Monsieur le ministre, je ne peux pas vous laisser dire que nous n’aurions pas été coopératifs, alors que les membres du groupe qui soutient le Gouvernement ont reconnu le contraire.
Nous avions décidé de nous opposer à cette proposition de loi. En deuxième lecture, nous avons cherché le moyen de la rendre viable, car elle ne l’est pas dans sa rédaction actuelle. Le texte est plein de bons sentiments, que nous partageons – nous ne devrions pas avoir à le répéter à longueur de débats –, mais les bons sentiments ne font pas les bonnes lois !
Les membres du groupe socialiste et républicain qui se sont succédé à la tribune ont rappelé que le texte comportait une obligation de moyens et non une obligation de résultat. C’est déjà dire que son ambition est limitée.
Cette ambition limitée, le texte ne permet même pas de la réaliser, pour une raison très simple : l’obligation de moyens est totalement indéfinie, indéterminée ! Voilà typiquement le type de législation pour lequel le Conseil constitutionnel nous dirait : « Mesdames, messieurs les parlementaires, vous venez de voter une loi qui n’épuise pas la compétence du législateur, car le juge ne saura pas comment l’appliquer. »

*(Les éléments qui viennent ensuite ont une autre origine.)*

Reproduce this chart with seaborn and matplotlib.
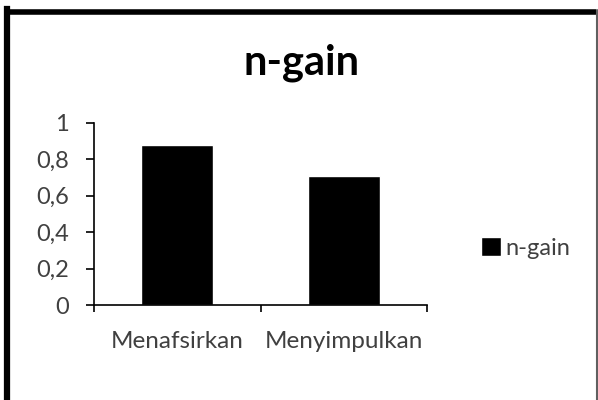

En effet, le contenu du plan de vigilance, qui serait opposable à des tiers, c’est-à-dire aux fournisseurs dénommés sous-traitants pour les besoins du texte, n’est pas précisé dans la proposition de loi. Comment un juge pourrait-il alors l’appliquer ? Il risque de mettre l’entreprise en situation d’insécurité : soit il aura des exigences élevées, soit il considérera que, en l’absence de précision, la loi permet de faire à peu près n’importe quoi si la lettre du texte est respectée.
La proposition de loi est donc inefficace, tout comme elle est probablement inconstitutionnelle. Elle n’est rien d’autre qu’un discours compassionnel mis en forme législative et sans valeur.
Dans ces conditions, le rapporteur, auquel je rends hommage, a dû faire de grands efforts pour essayer de sauver ce texte en lui permettant de ressembler, grâce à la transposition d’une directive, à une vraie loi, et non à un discours formé d’articles inconsistants.